I suspect Brett Kallusky travels with bricks and sandbags in his backpack.

I have listened, really listened, to the sound of the Hasselblad shutter, but I do not yet know why.

I met someone who has touched Napoleon’s underpants.

I have seen an aid worker wielding a scythe like a golf club in full swing, to cut away dry brush in the abandons of Tennessee Street.

I know that the stairs are level, because a torpedo level cannot lie the way a photograph can.

I have seen a rainbow of flannel pajama bottoms in the lobby of the hotel at midnight, stocking feet, a sea of laptops, Pocket Wizards, high heels, radio slaves, umbrellas, iPods, tripods and faculty teaching faculty—sometimes, all at once.

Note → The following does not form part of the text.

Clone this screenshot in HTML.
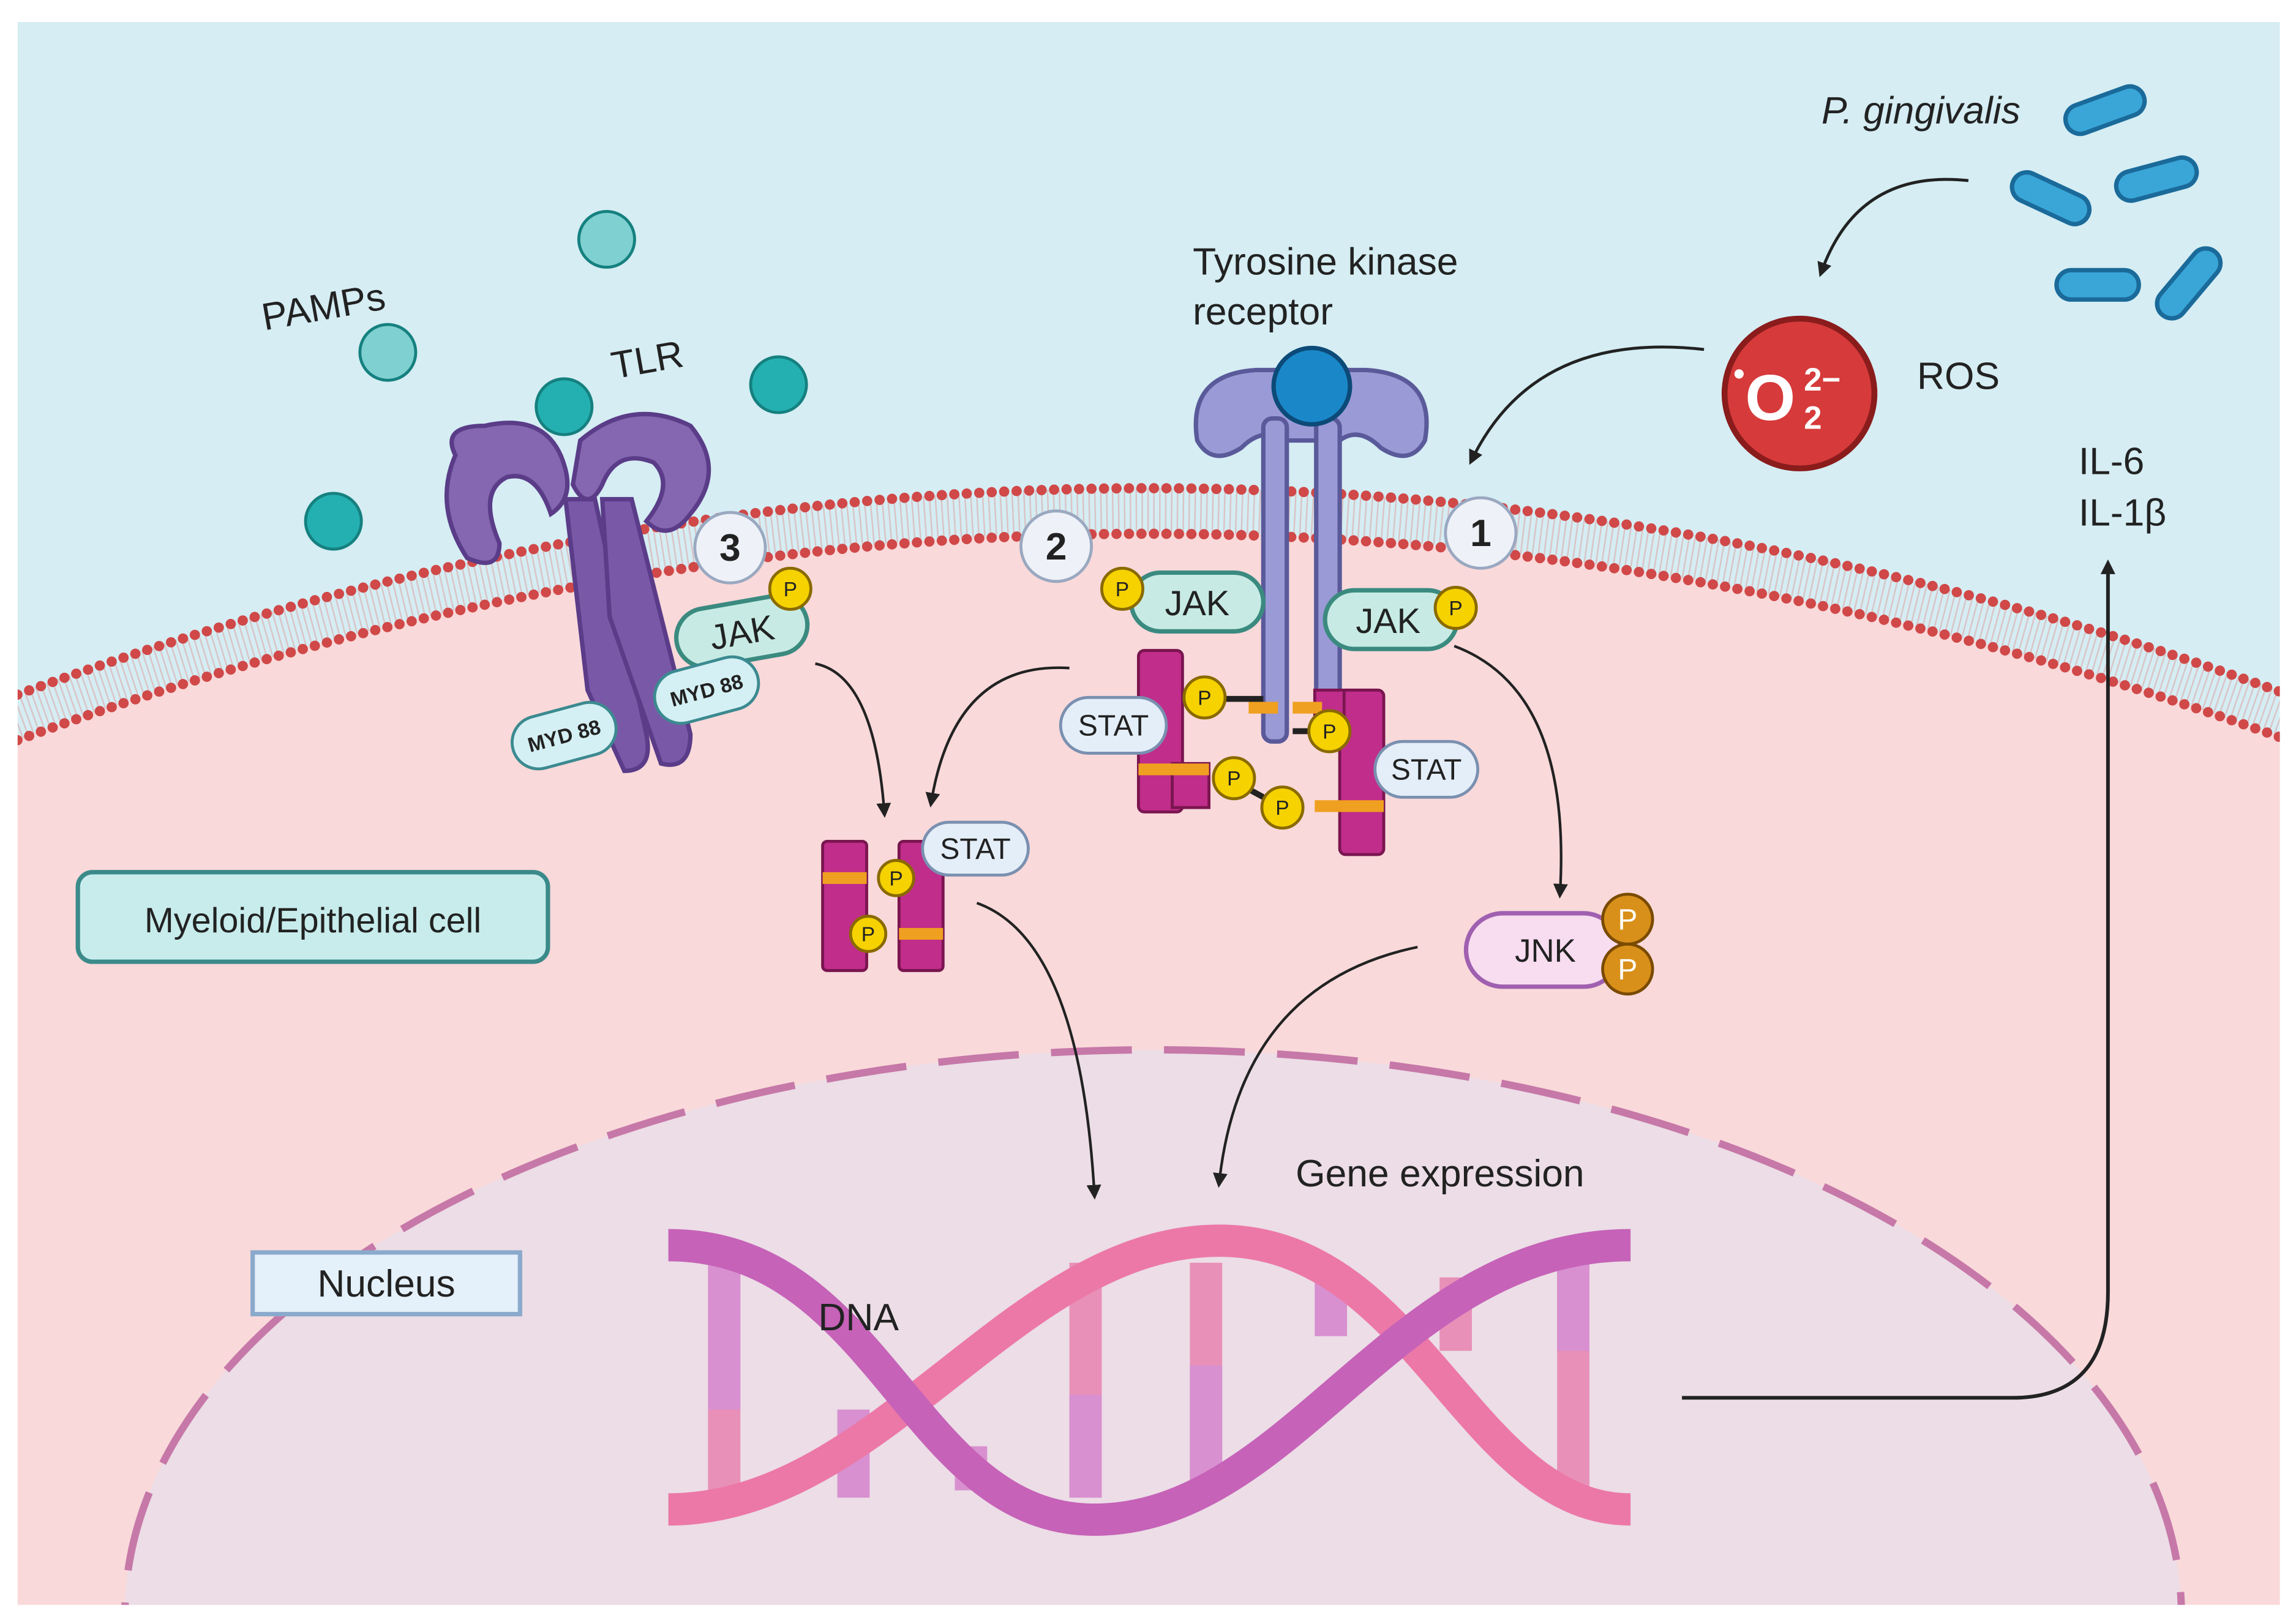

I have realized that the idea of ‘truth’ in photography is a tricky thing. If we can bring back pictures of waterlogged houses, flood and evaporation lines in tact, what will our audience really see? The light is dewy and orange—it must be morning. The grass and trees are very green, the Sweet Peas are so fragrant you can smell them in the lushness of the scene depicted—it must be Spring. But what year is it? In a culture of a 24-hour news cycle feeding us the disaster of the minute, what do we really know?

I have realized that for every 125 photographs I make hand-holding my camera, I only capture one mundane second.

I have seen waterlines.

2 comments:

Jorie Tappa said...

That very same day, the pink wall was no longer pink. We came back (the third time I'd visited in one day) and Benjamin had sanded away almost all of the paint.

Colleen Mullins said...

It's why I can stop going back. It is as if the city breathes.